Slow Cooker Curry Chicken with Coconut Milk
- 2 lbs chicken breasts boneless & skinless, cut into bite sized pieces
- 1 large onion roughly chopped
- 2 tbsp tomato paste
- 1 1/3 cups coconut milk
- 3 cloves garlic crushed
- 1 inch piece ginger peeled and grated
- 1 tablespoon garam masala
- 1 tablespoon sweet paprika
- 1 1/2 teaspoons turmeric
- 1 1/2 teaspoons cumin
- 1 1/2 teaspoons coriander
- 1/2 teaspoon dried chili flakes
- 1/2 teaspoon salt
- 1/2 teaspoon black pepper
- small bunch fresh parsley or cilantro finely chopped for garnish
- 1 spring onion finely diced for garnish
- In a small bowl combine the garam masala, sweet paprika, turmeric, cumin, coriander, dried chili flakes, salt and pepper. Stir to combine and set aside.
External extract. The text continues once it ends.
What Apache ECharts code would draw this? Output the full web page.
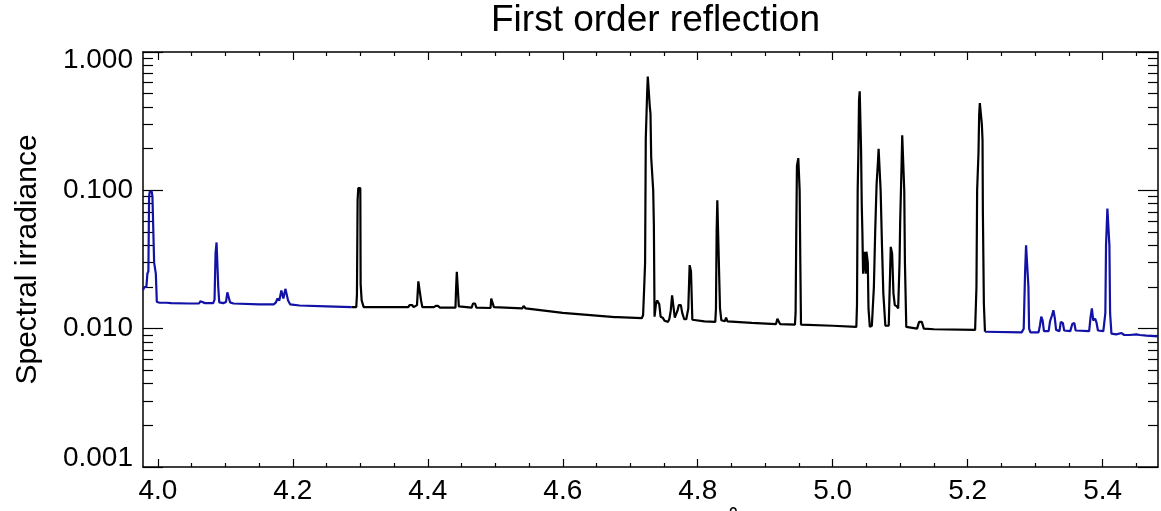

- Place the chicken in the slow cooker and sprinkle over the seasoning. Stir really well to coat. Add the chopped onion, tomato paste, garlic, ginger and coconut milk. Stir well.
- Cook on low for about 6 hours or until completely cooked and tender.
- Best served with Basmati Rice and Nann Bread.
*A note on times provided: appliances vary, any prep and/or cook times provided are estimates only.
- Flavours – This is a sweeter curry and not too spicy. If you prefer, you can add a little more heat with dried chilies or even fresh.
- Sauce thickening – When this finishes cooking, give it a really good stir. If the sauce is on the thin side, you can thicken it up. Add one tablespoon of corn starch with two tablespoons of water to a small glass. Stir to combine. Pour a little into the curry and stir and add accordingly how thick you would like your sauce.
- Serving suggestions – I feel any sauce based curries go great with Basmati rice and Nann bread.
2 Comments on “Slow cooker Curry Chicken With Coconut Milk”
Am I going mad, or do you not state when you use the garlic and ginger?! Halfway though this recipe now.. Send help
Hey Fiona, I’m seeing it in the recipe card in the second step. Hope this helps.